Euclid's geometry was not wrong. It was a special case.

Riemann died of tuberculosis at thirty-nine in 1866. The lecture was published posthumously in 1868.

Einstein

In 1915, Albert Einstein published the field equations of general relativity. The theory described gravity not as a force but as the curvature of spacetime: mass and energy bend the fabric of space, and objects follow the straightest possible paths — geodesics — through that curved geometry. The geometry of the universe, near a massive object, is Riemannian. It is not flat. Euclid's fifth postulate does not describe it.

In May 1919, during a total solar eclipse, Arthur Eddington led an expedition to the island of Príncipe off the west coast of Africa. The goal was to measure whether starlight bent as it passed near the sun — a prediction that followed from Einstein's geometry but not from Newton's. The results were announced in London that November: the light had bent. The measurement matched Einstein's prediction.

The parallel postulate had been a source of unease for two thousand years.
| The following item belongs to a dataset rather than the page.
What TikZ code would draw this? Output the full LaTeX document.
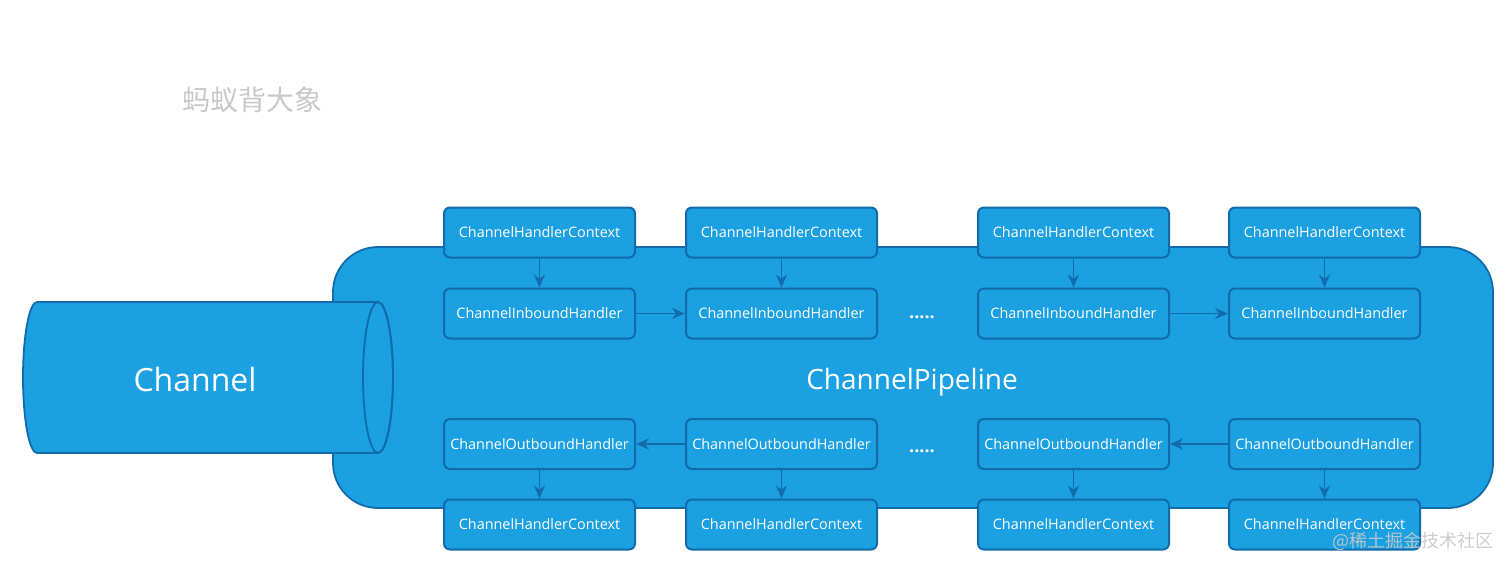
\documentclass[tikz,border=0pt]{standalone}
\usepackage{fontspec}
\usetikzlibrary{arrows.meta}
\setmainfont{Open Sans}
\newfontfamily\cjk{Noto Sans CJK SC}
\definecolor{fillblue}{RGB}{27,160,226}
\definecolor{edgeblue}{RGB}{18,108,172}
\definecolor{wmgray}{RGB}{200,200,200}
\tikzset{
  hbox/.style={draw=edgeblue, line width=1pt, fill=fillblue, rounded corners=3pt,
    minimum width=95.5pt, minimum height=25pt, inner sep=0pt, text=white,
    font=\fontsize{7.2pt}{9pt}\selectfont, yshift=-0.5pt},
  flow/.style={draw=edgeblue, line width=0.9pt, -{Stealth[length=6.5pt,width=5.5pt]}},
  dots/.style={text=white, font=\fontsize{9pt}{10pt}\selectfont\bfseries},
}
\begin{document}
\begin{tikzpicture}[x=0.5pt,y=0.5pt]
\useasboundingbox (0,0) rectangle (1512,570);
% pipeline
\node[draw=edgeblue, line width=0.9pt, fill=fillblue, rounded corners=22.5pt,
  minimum width=580pt, minimum height=130.5pt, inner sep=0pt] (pipe) at (913,192.5) {};
\node[text=white, font=\fontsize{14pt}{16pt}\selectfont] (pipelabel) at (912,188) {ChannelPipeline};
% channel cylinder
\draw[draw=edgeblue, line width=0.9pt, fill=fillblue]
  (37,268) -- (378,268) arc[start angle=90, end angle=-90, x radius=7.5pt, y radius=37.75pt]
  -- (37,117) arc[start angle=270, end angle=90, x radius=7pt, y radius=37.75pt] -- cycle;
\draw[draw=edgeblue, line width=0.9pt] (378,192.5) ellipse[x radius=7.5pt, y radius=37.75pt];
\node[text=white, font=\fontsize{16pt}{18pt}\selectfont] (channel) at (195,191) {Channel};
% boxes
\foreach \c/\x in {1/539.5,2/781.5,3/1073.5,4/1324.5}{
  \node[hbox] (ctxa\c) at (\x,338.5) {ChannelHandlerContext};
  \node[hbox] (in\c) at (\x,257.5) {ChannelInboundHandler};
  \node[hbox] (out\c) at (\x,127) {ChannelOutboundHandler};
  \node[hbox] (ctxb\c) at (\x,46.5) {ChannelHandlerContext};
  \draw[flow] (ctxa\c) -- (in\c);
  \draw[flow] (out\c) -- (ctxb\c);
}
\draw[flow] (in1) -- (in2);
\draw[flow] (in3) -- (in4);
\draw[flow] (out2) -- (out1);
\draw[flow] (out4) -- (out3);
\node[dots] (dotsa) at (922,253) {.....};
\node[dots] (dotsb) at (922,119) {.....};
% watermarks
\node[text=wmgray, font=\cjk\fontsize{14pt}{16pt}\selectfont] (wm1) at (252,470) {蚂蚁背大象};
\node[text=wmgray, opacity=0.9, font=\cjk\fontsize{9pt}{10pt}\selectfont] (wm2) at (1413,29) {@稀土掘金技术社区};
\end{tikzpicture}
\end{document}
Mathematicians had sensed it didn't belong in the foundations — that it was contingent in a way the other four weren't — and for two thousand years they had been unable to do anything with that unease except try, and fail, to make it go away. It took until the nineteenth century to understand what the unease was pointing at, and until the twentieth to confirm that the geometry of actual physical space doesn't run on it.

Euclid had been describing a special case all along. He had no way to know that.